What Happened to ‘On the Silver Globe’?
So, what’s the deal with On the Silver Globe? Sure, it’s hard to find, but you can watch the movie, right? So how is it unfinished? Well, yes, you can watch On the Silver Globe… a version of it, that is. Approximately 4/5 of it actually, because according to some narration at the beginning of the film, 1/5 of the movie’s footage was destroyed. According to Vice, this all came about after the film went through some budgetary issues, but ultimately, it seems as though production was shut down by the Polish government due to some of the film’s themes being critical of the communist establishment. Some scenes were never filmed, some negatives were burned, and ultimately, the film’s production was shut down about 80% of the way through — one of the biggest losses in all of movie history.
By the time Żuławski was able to start filming the movie again, it was the late 80s, and he recognized the truth that all of his actors would be much older than they were when they initially shot Silver Globe. Being that random shots and scenes are missing throughout the entire movie, it would be terribly awkward if scenes were cutting back and forth in the same scene between an older and younger version of the same character. So, instead, Żuławski opted to go out to random public places around Poland and film everyday life, then narrate descriptions of what the audience is supposed to be seeing. These moments are always jarring whenever they happen, but once you realize that the filmmakers are juxtaposing footage of Poland’s civilly unrested society with the story of humanity coming back from a societal and planetary collapse, then the whole experience becomes endlessly rich.
There are loads of unfinished and canceled movies whose massive potentials are out there, floating in the ether. Movies like Alejandro Jodorowsky’s Dune adaptation and Kubrick’s Napoleon biopic, but at least we haven’t been teased with actual footage of those movies.
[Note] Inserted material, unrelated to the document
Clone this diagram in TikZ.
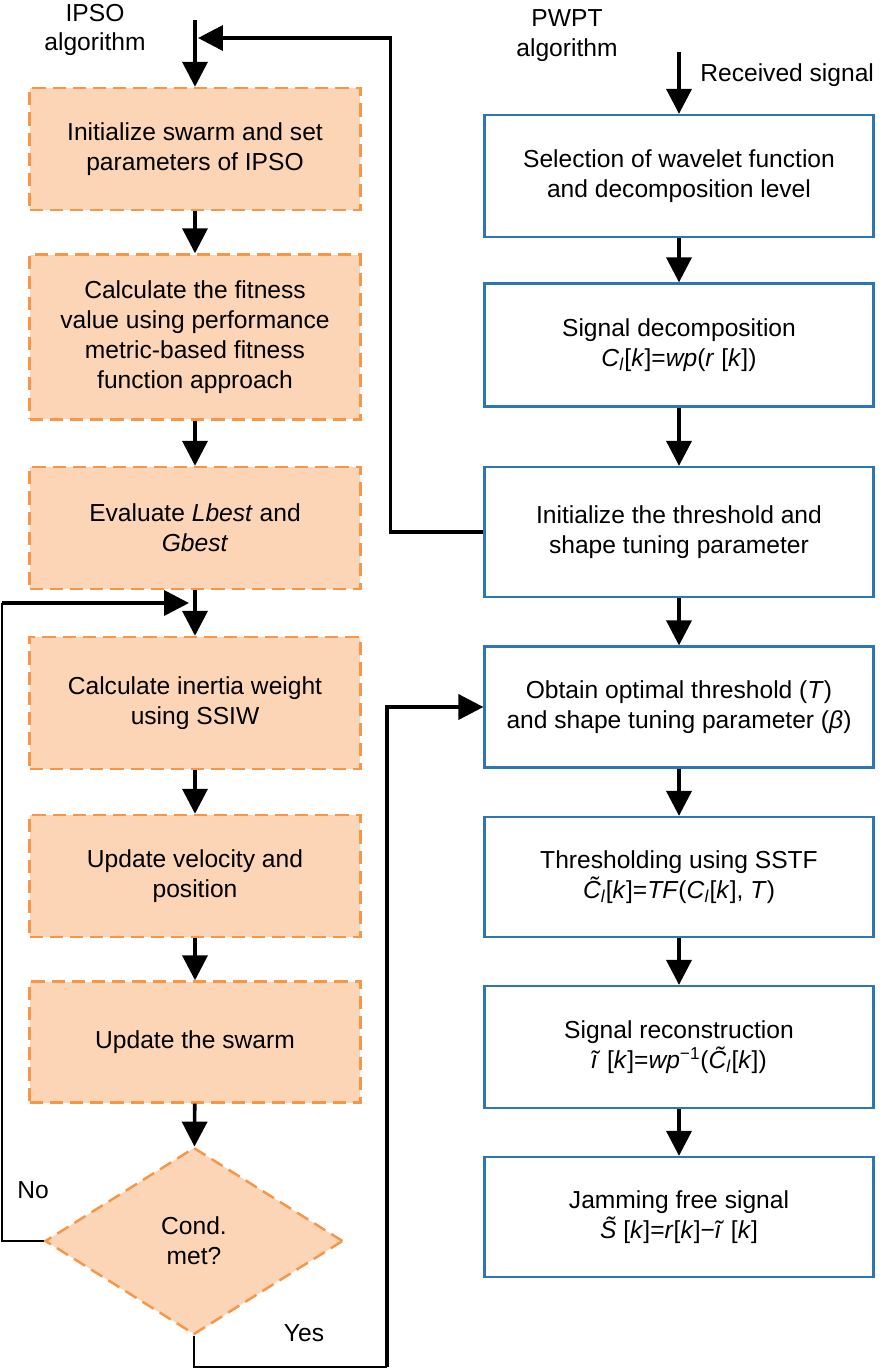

On the Silver Globe is a whole other, even more disappointing, beast. We do have 80% of the footage for this movie, but we’ll never see the rest. This isn’t even a “let’s hope one day we’ll see Żuławski’s director’s cut” type of situation — this missing footage is just never going to be seen. That being said, he went about the most interesting way of solving this situation, making On the Silver Globe not only one of the most interesting sci-fi movies ever made, but flat out one of the most fascinating movies of all time.